EXERCISE GOAL: Show every line below where "this" can be found.
━━━━━━━━━━━━━━━━
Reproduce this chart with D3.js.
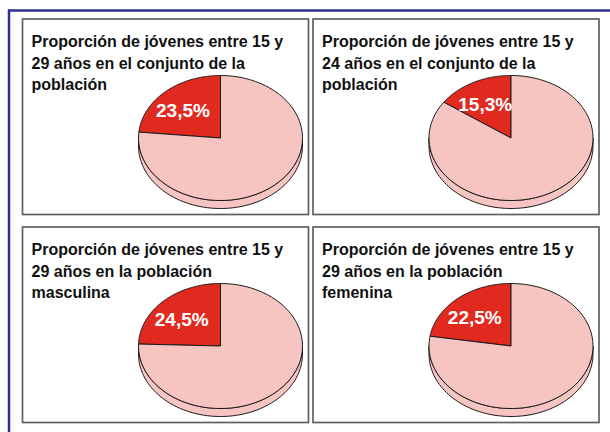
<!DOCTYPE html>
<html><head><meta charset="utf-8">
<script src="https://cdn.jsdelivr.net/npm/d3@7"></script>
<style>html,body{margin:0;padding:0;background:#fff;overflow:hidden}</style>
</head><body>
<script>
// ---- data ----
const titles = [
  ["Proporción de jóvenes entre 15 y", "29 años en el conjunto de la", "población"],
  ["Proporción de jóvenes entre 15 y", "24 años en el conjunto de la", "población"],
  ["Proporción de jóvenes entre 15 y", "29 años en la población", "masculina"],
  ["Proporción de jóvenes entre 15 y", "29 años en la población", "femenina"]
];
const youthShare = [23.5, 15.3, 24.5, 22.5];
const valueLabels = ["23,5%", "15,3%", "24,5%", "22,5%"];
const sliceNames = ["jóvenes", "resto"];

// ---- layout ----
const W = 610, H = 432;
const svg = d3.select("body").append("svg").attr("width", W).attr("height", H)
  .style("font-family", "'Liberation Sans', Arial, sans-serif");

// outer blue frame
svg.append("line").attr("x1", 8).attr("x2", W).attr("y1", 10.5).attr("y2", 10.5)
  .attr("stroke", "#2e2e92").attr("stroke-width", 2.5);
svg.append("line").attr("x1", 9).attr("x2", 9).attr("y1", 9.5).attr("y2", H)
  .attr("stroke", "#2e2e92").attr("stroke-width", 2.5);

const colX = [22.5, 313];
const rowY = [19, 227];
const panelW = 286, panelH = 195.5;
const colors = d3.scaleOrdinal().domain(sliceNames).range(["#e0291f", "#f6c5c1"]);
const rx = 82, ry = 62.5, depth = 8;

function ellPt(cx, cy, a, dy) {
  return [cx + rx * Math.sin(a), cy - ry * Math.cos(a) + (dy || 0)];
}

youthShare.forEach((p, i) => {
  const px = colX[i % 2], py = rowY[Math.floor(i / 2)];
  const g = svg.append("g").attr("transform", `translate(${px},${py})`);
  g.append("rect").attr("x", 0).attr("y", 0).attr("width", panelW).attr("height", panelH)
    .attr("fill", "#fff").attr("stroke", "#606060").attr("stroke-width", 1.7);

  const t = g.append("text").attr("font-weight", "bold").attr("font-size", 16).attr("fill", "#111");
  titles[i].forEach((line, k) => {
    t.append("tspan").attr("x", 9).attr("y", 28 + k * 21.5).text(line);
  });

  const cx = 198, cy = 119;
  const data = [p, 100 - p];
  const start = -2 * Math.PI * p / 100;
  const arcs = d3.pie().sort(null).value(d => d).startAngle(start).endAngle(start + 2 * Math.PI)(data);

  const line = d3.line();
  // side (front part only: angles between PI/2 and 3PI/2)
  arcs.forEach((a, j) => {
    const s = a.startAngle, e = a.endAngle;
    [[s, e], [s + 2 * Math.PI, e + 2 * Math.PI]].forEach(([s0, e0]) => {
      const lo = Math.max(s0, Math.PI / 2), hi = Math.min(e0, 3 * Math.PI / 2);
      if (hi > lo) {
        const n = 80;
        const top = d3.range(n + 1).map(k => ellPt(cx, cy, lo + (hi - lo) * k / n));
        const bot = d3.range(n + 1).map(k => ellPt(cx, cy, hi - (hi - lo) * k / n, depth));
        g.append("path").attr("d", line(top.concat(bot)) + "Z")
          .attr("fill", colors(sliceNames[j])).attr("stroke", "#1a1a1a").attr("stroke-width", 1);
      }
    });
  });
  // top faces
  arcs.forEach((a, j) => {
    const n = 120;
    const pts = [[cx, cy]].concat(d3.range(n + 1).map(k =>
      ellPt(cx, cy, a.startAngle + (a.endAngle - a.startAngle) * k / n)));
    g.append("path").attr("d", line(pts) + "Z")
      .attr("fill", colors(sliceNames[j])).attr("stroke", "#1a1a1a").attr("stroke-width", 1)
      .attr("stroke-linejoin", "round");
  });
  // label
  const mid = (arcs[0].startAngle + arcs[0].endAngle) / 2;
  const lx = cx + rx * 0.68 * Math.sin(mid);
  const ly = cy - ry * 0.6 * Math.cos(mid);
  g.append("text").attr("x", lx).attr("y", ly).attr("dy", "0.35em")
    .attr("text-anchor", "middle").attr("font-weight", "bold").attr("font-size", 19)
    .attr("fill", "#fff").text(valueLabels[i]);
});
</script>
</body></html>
━━━━━━━━━━━━━━━━
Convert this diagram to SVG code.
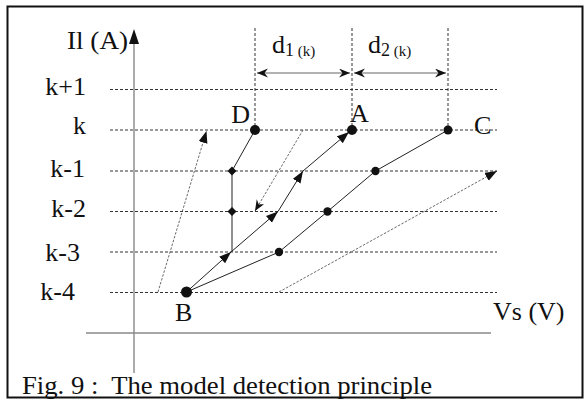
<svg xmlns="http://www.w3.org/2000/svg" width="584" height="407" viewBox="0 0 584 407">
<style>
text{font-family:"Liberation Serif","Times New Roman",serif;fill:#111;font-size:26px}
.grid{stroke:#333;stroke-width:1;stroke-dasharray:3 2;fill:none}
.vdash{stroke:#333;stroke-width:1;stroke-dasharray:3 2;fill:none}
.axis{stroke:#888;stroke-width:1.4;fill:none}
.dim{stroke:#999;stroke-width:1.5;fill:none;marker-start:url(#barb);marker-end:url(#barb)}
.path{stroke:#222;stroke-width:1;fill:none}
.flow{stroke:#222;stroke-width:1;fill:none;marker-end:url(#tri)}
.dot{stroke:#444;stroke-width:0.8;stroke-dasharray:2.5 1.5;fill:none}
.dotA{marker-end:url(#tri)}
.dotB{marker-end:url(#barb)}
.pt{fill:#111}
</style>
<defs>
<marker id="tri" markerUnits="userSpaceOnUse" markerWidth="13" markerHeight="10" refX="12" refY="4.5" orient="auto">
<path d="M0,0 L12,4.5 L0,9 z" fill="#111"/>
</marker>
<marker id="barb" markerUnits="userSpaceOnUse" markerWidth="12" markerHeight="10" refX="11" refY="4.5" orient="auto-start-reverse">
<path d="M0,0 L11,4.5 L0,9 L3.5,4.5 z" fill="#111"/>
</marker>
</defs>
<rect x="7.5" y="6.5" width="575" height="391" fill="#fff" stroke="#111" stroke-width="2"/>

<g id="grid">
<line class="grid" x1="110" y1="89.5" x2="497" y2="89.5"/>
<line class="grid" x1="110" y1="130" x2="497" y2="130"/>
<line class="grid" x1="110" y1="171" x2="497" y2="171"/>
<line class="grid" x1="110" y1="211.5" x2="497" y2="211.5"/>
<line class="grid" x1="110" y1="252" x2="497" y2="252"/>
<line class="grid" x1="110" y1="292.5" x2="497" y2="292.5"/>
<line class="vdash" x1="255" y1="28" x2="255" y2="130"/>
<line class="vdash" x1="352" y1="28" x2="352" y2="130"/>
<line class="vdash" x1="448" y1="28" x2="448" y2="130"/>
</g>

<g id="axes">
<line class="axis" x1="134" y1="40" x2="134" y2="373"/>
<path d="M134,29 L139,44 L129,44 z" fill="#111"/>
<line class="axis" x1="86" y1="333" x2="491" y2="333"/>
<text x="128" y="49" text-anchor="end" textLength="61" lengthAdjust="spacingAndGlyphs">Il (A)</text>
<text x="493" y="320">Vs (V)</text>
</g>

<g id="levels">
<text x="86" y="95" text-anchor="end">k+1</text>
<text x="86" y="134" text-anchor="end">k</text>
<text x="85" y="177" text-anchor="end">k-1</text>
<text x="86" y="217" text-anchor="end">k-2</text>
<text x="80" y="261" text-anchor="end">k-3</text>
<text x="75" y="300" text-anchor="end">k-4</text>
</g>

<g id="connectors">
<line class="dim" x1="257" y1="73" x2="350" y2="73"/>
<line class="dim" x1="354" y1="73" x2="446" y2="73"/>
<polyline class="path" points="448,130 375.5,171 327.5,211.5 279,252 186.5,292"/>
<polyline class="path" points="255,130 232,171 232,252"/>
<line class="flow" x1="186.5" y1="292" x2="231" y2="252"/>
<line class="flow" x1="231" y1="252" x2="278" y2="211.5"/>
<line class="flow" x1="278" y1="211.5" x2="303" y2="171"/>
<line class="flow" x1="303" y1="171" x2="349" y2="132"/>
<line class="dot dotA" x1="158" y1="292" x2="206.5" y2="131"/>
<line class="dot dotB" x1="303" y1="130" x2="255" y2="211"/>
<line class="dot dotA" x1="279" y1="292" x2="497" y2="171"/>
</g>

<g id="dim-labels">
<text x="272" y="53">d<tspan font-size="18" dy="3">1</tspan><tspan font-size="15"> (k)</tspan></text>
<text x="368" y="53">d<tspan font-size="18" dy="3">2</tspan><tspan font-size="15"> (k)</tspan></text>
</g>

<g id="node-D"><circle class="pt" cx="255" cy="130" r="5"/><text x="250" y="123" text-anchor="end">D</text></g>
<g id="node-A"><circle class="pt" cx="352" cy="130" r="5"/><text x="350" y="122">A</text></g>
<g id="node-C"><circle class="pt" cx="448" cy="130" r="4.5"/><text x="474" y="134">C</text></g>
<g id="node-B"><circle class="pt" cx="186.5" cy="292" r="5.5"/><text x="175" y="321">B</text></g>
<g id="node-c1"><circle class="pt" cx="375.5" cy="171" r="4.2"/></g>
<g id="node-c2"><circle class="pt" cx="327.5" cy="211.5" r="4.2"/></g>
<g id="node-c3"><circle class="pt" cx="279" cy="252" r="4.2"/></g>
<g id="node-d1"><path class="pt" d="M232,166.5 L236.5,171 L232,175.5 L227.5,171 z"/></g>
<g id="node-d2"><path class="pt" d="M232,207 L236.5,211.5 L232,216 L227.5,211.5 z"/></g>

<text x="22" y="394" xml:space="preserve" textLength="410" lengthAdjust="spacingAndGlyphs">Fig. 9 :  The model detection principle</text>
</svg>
━━━━━━━━━━━━━━━━
TASK ANSWER:
Reproduce this chart with D3.js.
Convert this diagram to SVG code.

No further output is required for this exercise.